Since his debut as a fresh-faced teenager against the touring Sri Lankan’s back in 2006, the man from Cambridge has racked up more than 300 appearances for the Eagles.
But during the early part of his career, Westley secured a degree, while under the cricketing tutelage of Graeme “Foxy” Fowler at Durham University’s centre of excellence.
His spell in the North East yielded five appearances against professional sides, with a hundred and a half-century both notched up.
However, the traditional county curtain raisers lost their first-class status nearly a decade ago, and the MCC’s funding pot has now run dry.
What happens next remains to be seen, but the prospect of losing the bridge between school and the professional game leaves aspiring young pros with a potential dilemma.
And Westley believes the loss will be particularly galling given the current state of the world.
“I’m a huge champion of the university programme – it served me well.
“I’ve seen a lot of university students who are club cricketers or have been on county academies and have put in some brilliant performances against first class counties. It is used as a shop window to get a trial or even a contract with a county.
“For those who are on summer contracts it takes a lot of the pressure off in terms of their outlook.
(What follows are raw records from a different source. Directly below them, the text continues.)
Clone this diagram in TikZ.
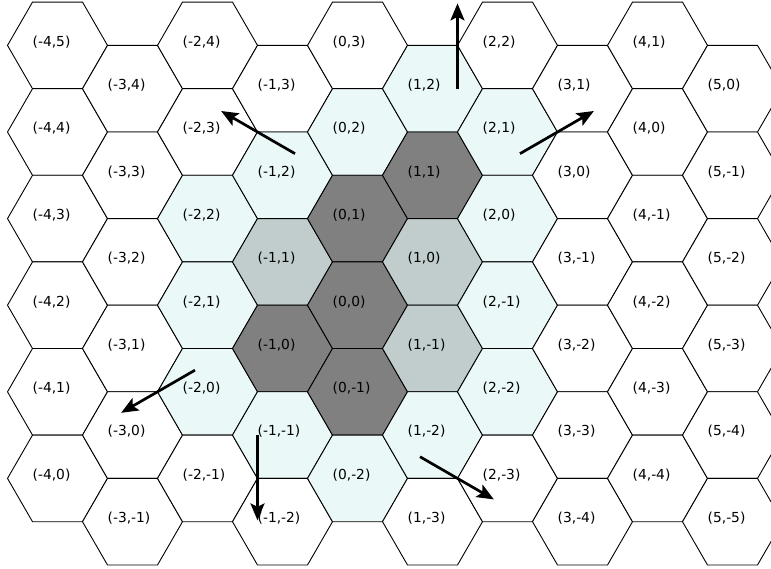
\documentclass[tikz,border=0pt]{standalone}
\usepackage{fontspec}
\setmainfont{DejaVu Sans}
\usetikzlibrary{shapes.geometric,arrows.meta,calc}

\definecolor{hexdark}{RGB}{128,128,128}
\definecolor{hexmid}{RGB}{193,205,205}
\definecolor{hexlight}{RGB}{234,248,248}

% fill colour of the coloured cells, keyed by "q,r"
\expandafter\def\csname cf 0,0\endcsname{hexdark}
\expandafter\def\csname cf 0,1\endcsname{hexdark}
\expandafter\def\csname cf 1,1\endcsname{hexdark}
\expandafter\def\csname cf -1,0\endcsname{hexdark}
\expandafter\def\csname cf 0,-1\endcsname{hexdark}
\expandafter\def\csname cf -1,1\endcsname{hexmid}
\expandafter\def\csname cf 1,0\endcsname{hexmid}
\expandafter\def\csname cf 1,-1\endcsname{hexmid}
\expandafter\def\csname cf 1,2\endcsname{hexlight}
\expandafter\def\csname cf 0,2\endcsname{hexlight}
\expandafter\def\csname cf 2,1\endcsname{hexlight}
\expandafter\def\csname cf -1,2\endcsname{hexlight}
\expandafter\def\csname cf -2,2\endcsname{hexlight}
\expandafter\def\csname cf 2,0\endcsname{hexlight}
\expandafter\def\csname cf -2,1\endcsname{hexlight}
\expandafter\def\csname cf 2,-1\endcsname{hexlight}
\expandafter\def\csname cf -2,0\endcsname{hexlight}
\expandafter\def\csname cf 2,-2\endcsname{hexlight}
\expandafter\def\csname cf -1,-1\endcsname{hexlight}
\expandafter\def\csname cf 1,-2\endcsname{hexlight}
\expandafter\def\csname cf 0,-2\endcsname{hexlight}

\tikzset{
  hexcell/.style={regular polygon, regular polygon sides=6, minimum size=100pt,
    inner sep=0pt, outer sep=0pt, draw=black, line width=0.9pt},
  celllabel/.style={anchor=base west, inner sep=0pt,
    font=\fontsize{13.8pt}{16pt}\selectfont},
  bigarrow/.style={line width=2.7pt,
    -{Stealth[length=17pt,width=14pt,inset=3.5pt]}}
}

\begin{document}
\begin{tikzpicture}[x=1pt,y=-1pt]
  \useasboundingbox (0,0) rectangle (771,569);
  \clip (0,0) rectangle (771,569);
  \fill[white] (0,0) rectangle (771,569);

  % hexagonal cells in axial coordinates (q,r), flat top
  \foreach \hq/\rtop in {-4/5,-3/4,-2/4,-1/3,0/3,1/2,2/2,3/1,4/1,5/0}{
    \foreach \k in {0,...,5}{
      \pgfmathtruncatemacro\hr{\rtop-\k}
      \pgfmathsetmacro\cx{357.5+75*\hq}
      \pgfmathsetmacro\cy{305.2-86.6*(\hr+\hq/2)}
      \ifcsname cf \hq,\hr\endcsname
        \edef\fc{\csname cf \hq,\hr\endcsname}%
      \else
        \def\fc{white}%
      \fi
      \node[hexcell, fill=\fc] (h\hq_\hr) at (\cx,\cy) {};
      \node[celllabel] (t\hq_\hr) at ($(h\hq_\hr.center)+(-25,0.8)$) {(\hq,\hr)};
    }
  }

  % six outward directions, each through a corner of the outer ring
  \coordinate (vN)  at (457.5,45.4);
  \coordinate (vNE) at (557.5,132.0);
  \coordinate (vNW) at (257.5,132.0);
  \coordinate (vSW) at (157.5,391.8);
  \coordinate (vS)  at (257.5,478.4);
  \coordinate (vSE) at (457.5,478.4);

  \draw[bigarrow] ($(vN)+(90:43.3)$)   -- ($(vN)+(-90:42)$);
  \draw[bigarrow] ($(vNE)+(150:43.3)$) -- ($(vNE)+(-30:42)$);
  \draw[bigarrow] ($(vNW)+(30:43.3)$)  -- ($(vNW)+(210:42)$);
  \draw[bigarrow] ($(vSW)+(-30:43.3)$) -- ($(vSW)+(150:42)$);
  \draw[bigarrow] ($(vS)+(-90:43.3)$)  -- ($(vS)+(90:42)$);
  \draw[bigarrow] ($(vSE)+(210:43.3)$) -- ($(vSE)+(30:42)$);
\end{tikzpicture}
\end{document}
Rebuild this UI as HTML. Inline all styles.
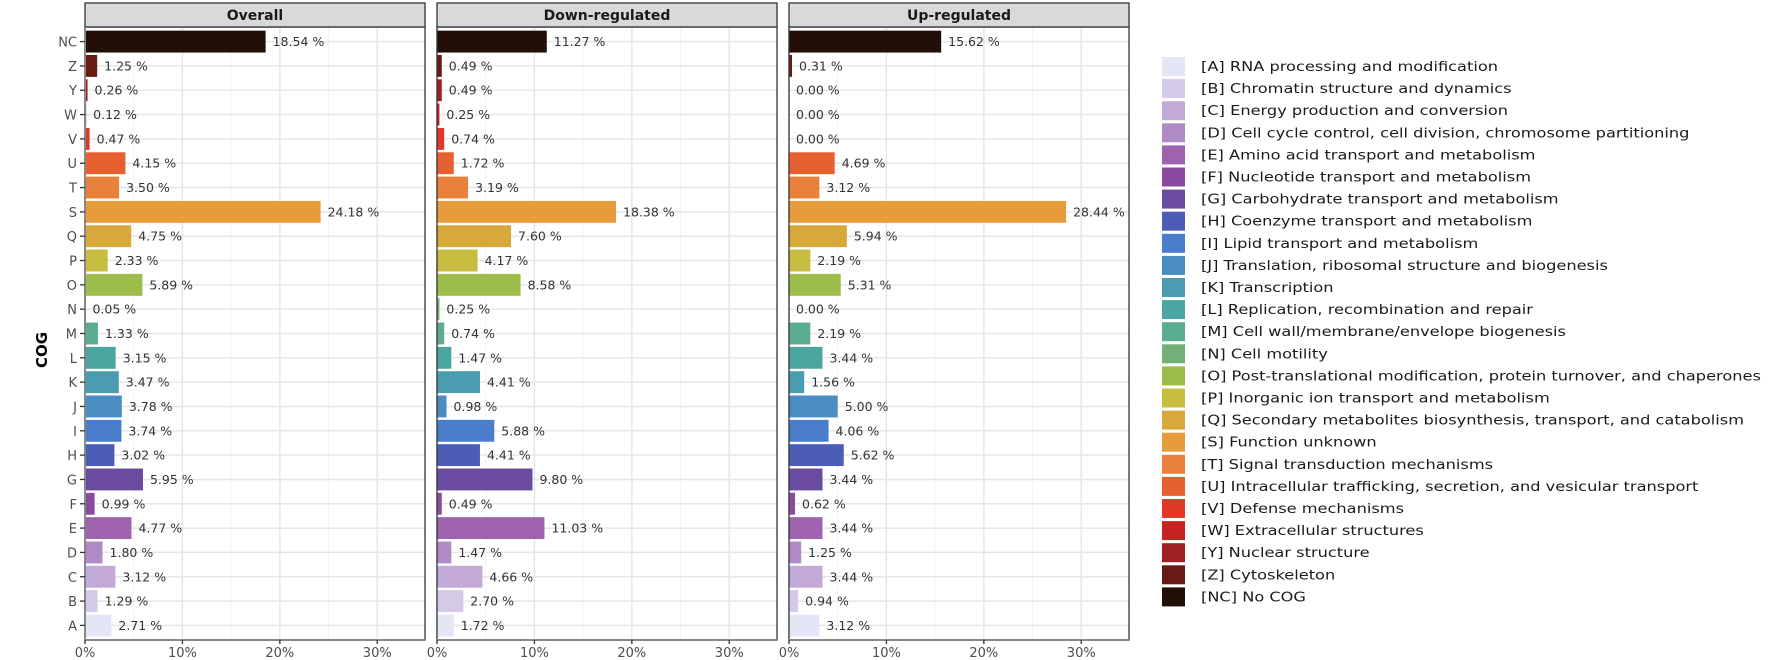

Cricket is suddenly not the be all and end all and that allows them to play with more confidence and freedom. Having a degree makes you a little bit more assured.
“In times like these when unfortunately, there are going to be cutbacks, it’s a double whammy.
“We are potentially going to see some job losses and at the same time fewer cricketers are going to Uni and getting a degree when they might need it most.
“I would stress to any young cricketer to do it, but if the system isn’t there it’s a bit of a conundrum.”